Alec Stewart in 1990-91 is the last England gloveman whose career was not ended by his first Ashes tour, and that series was also the last England jaunt to Australia that did not signal the total annihilation of a wicketkeeper's Test existence. Even then, established first-choice Jack Russell was jettisoned after three Tests, and was in and out of the team for the rest of his battered-hat-festooned career. Furthermore, in 1986-87, Jack Richards kept wicket in all five Tests as England triumphed. He was promptly dropped for the first Test of the following summer, played only three more times, and never passed double figures again.
Since Alan Knott, England's wicketkeepers in Australia have averaged 20.66 in 45 Tests, with one century and five fifties, all whilst crawling along at a fraction over two runs per over. In summary, Australia is a bad place for English wicketkeepers.
Swann
Is Graeme Swann: (a) the world's most valuable all-round cricketer who holds the key to England's Ashes hopes; or (b) a fortuitous chancer who has buffed up his bowling average against some of Test history's most inept batting line-ups? It's another trick question. The answer is (a), with a bit of (b) thrown in. Swann averaged 40 with the ball in his previous Ashes series, and, against the higher-ranked Test nations, averages close to 36. He averages just 15 with the bat in his last 11 Tests, with a highest score of 32.
Broad
The man who puts the "petulant" into "often needlessly petulant" has seldom produced for England overseas – he averages 37 with the ball and just 14 with the bat in away Tests (compared to 32 and 39 at home). He has not taken five wickets in an innings since that Ashes-winning apparent breakthrough at The Oval in 2009, and has never averaged more than four wickets per game in a series.
Anderson
Could win the Ashes single-handedly. If they were being played in cloudy conditions in England, with Pakistan's batsmen playing for Australia. Sadly, that is a big "if". Perhaps the biggest "if" since Rudyard Kipling started projecting the titles of his poems onto the skies above Gotham City. The Ashes will not be held in England with Pakistani batsman. Not this year.
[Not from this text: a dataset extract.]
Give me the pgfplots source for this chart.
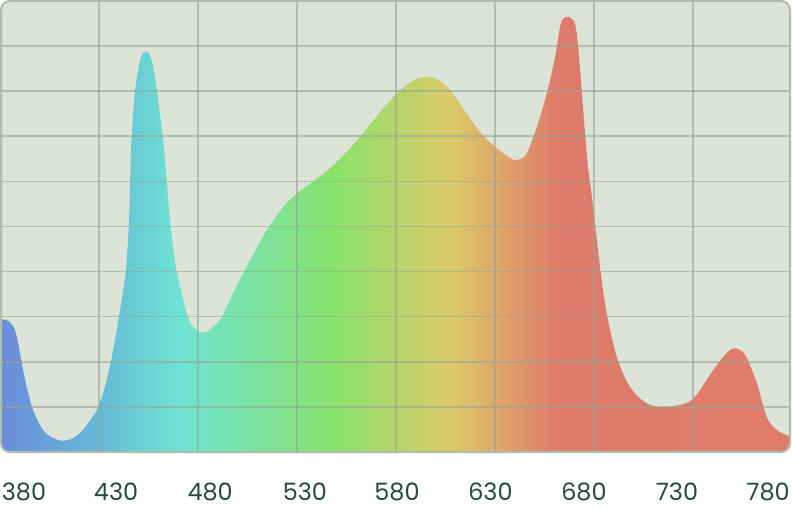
\documentclass[border=0pt]{standalone}
\usepackage{fontspec}
\setmainfont{Poppins}
\usepackage{pgfplots}
\pgfplotsset{compat=1.18}

\definecolor{bgc}{RGB}{220,227,215}
\definecolor{gridc}{RGB}{150,165,148}
\definecolor{framec}{RGB}{174,189,170}
\definecolor{labc}{RGB}{34,74,62}
\definecolor{s0}{RGB}{106,140,220}
\definecolor{s1}{RGB}{101,185,214}
\definecolor{s2}{RGB}{110,227,211}
\definecolor{s3}{RGB}{136,226,108}
\definecolor{s4}{RGB}{220,203,106}
\definecolor{s5}{RGB}{223,123,106}
\definecolor{s6}{RGB}{223,124,106}

% stops between 25bp and 75bp span the fill's width (380.5 -- 779 nm)
\pgfdeclarehorizontalshading{spectrum}{100bp}{%
  color(0bp)=(s0); color(25bp)=(s0); color(31.2bp)=(s1); color(36.2bp)=(s2);
  color(46bp)=(s3); color(53.4bp)=(s4); color(60.3bp)=(s5);
  color(75bp)=(s6); color(100bp)=(s6)}

\begin{document}
\begin{tikzpicture}
\begin{axis}[
  scale only axis,
  width=789bp, height=451bp,
  xmin=380.5, xmax=779, ymin=0, ymax=10,
  axis line style={draw=none},
  axis background/.style={fill=bgc},
  xtick={392.1,438.6,486.1,534.0,580.5,627.7,674.9,721.9,767.9},
  xticklabels={380,430,480,530,580,630,680,730,780},
  ytick=\empty,
  major tick length=0pt,
  every tick/.style={draw=none},
  xticklabel style={font=\fontsize{24}{28}\selectfont, text=labc, anchor=base, yshift=-48bp},
]
\addplot[draw=none, shading=spectrum, smooth, tension=0.55] coordinates {
(380.5,2.94) (383.0,2.93) (385.1,2.88) (387.6,2.70) (389.2,2.41) (391.0,1.97)
(393.5,1.44) (396.7,0.93) (401.7,0.49) (406.8,0.31) (411.8,0.25) (416.9,0.31)
(421.9,0.49) (426.3,0.75) (429.6,1.00) (433.9,1.59) (438.1,2.48) (440.6,3.14)
(443.5,3.98) (445.0,4.98) (445.7,5.97) (446.5,6.99) (448.2,8.01) (450.2,8.56)
(451.7,8.81) (453.6,8.87) (455.3,8.83) (457.3,8.56) (459.3,8.01) (462.2,6.99)
(464.3,5.97) (466.2,4.98) (469.4,3.98) (474.9,2.99) (478.5,2.74) (481.5,2.65)
(485.1,2.68) (488.6,2.81) (492.1,2.99) (497.7,3.52) (506.3,4.25) (514.7,4.91)
(522.9,5.42) (529.8,5.73) (540.0,6.06) (548.2,6.35) (556.8,6.73) (565.2,7.17)
(573.4,7.61) (582.0,8.01) (588.6,8.23) (595.5,8.32) (602.2,8.23) (608.8,7.94)
(615.7,7.50) (623.9,7.02) (632.5,6.68) (639.1,6.48) (642.6,6.50) (646.0,6.62)
(651.1,7.20) (656.1,7.94) (660.3,8.75) (662.8,9.41) (664.3,9.60) (666.4,9.65)
(668.4,9.62) (670.4,9.49) (671.9,9.05) (673.8,8.01) (675.5,7.06) (677.0,6.31)
(679.0,5.64) (681.5,4.69) (683.9,3.81) (686.4,3.08) (691.5,2.11) (698.2,1.44)
(706.6,1.08) (714.9,1.00) (724.9,1.06) (731.0,1.22) (740.1,1.81) (747.0,2.19)
(751.2,2.30) (756.3,2.15) (762.2,1.53) (767.2,0.78) (772.3,0.49) (779.0,0.34)
} \closedcycle;
% grid over the fill
\pgfplotsinvokeforeach{430,480,530,580,630,680,730}{
  \draw[gridc, draw opacity=0.6, line width=1.6bp] (axis cs:#1,0) -- (axis cs:#1,10);
}
\pgfplotsinvokeforeach{1,...,9}{
  \draw[gridc, draw opacity=0.6, line width=1.6bp] (axis cs:380.5,#1) -- (axis cs:779,#1);
}
\coordinate (sw) at (rel axis cs:0,0);
\coordinate (se) at (rel axis cs:1,0);
\coordinate (ne) at (rel axis cs:1,1);
\coordinate (nw) at (rel axis cs:0,1);
\end{axis}
% round the corners of the plot area
\fill[white] (sw) -- ++(0,9bp) arc[start angle=180, end angle=270, radius=9bp] -- cycle;
\fill[white] (se) -- ++(-9bp,0) arc[start angle=270, end angle=360, radius=9bp] -- cycle;
\fill[white] (ne) -- ++(0,-9bp) arc[start angle=0, end angle=90, radius=9bp] -- cycle;
\fill[white] (nw) -- ++(9bp,0) arc[start angle=90, end angle=180, radius=9bp] -- cycle;
\draw[framec, line width=2bp, rounded corners=9bp] (sw) rectangle (ne);
\pgfresetboundingbox
\path ([shift={(-1bp,-56bp)}]sw) rectangle ([shift={(2bp,1bp)}]ne);
\end{tikzpicture}
\end{document}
Anderson has taken just 17 wickets in eight Tests against Australia, at an average of 56. Over his whole career, in overseas Tests, he has taken 52 wickets at an average of almost 44.
Finn
Struggled to take wickets in his two previous overseas Tests, against Bangladesh, and tends to leak runs – his economy rate is 3.77 in Tests, 3.61 in first-class cricket. Finn is tall. Martin McCague was tall. He once bowled one of the worst opening spells in Ashes history. Logically, therefore, Finn will definitely do the same.
Finn has taken fewer Ashes wickets than, amongst others, Len Hutton, Uzman Afzaal, Ranjitsinhji, and Alan Igglesden (and I guarantee that is the first time in human history that those four names have appeared in the same sentence). Finn can play the "lack-of-opportunity" card as hard as he likes, but the fact remains that he has taken the same number of Australian Test wickets as actress Julie Christie, controversial former professional pope Pope Pius XII, my wife, Diego Maradona and 1997 England one-cap left-armer Mike Smith.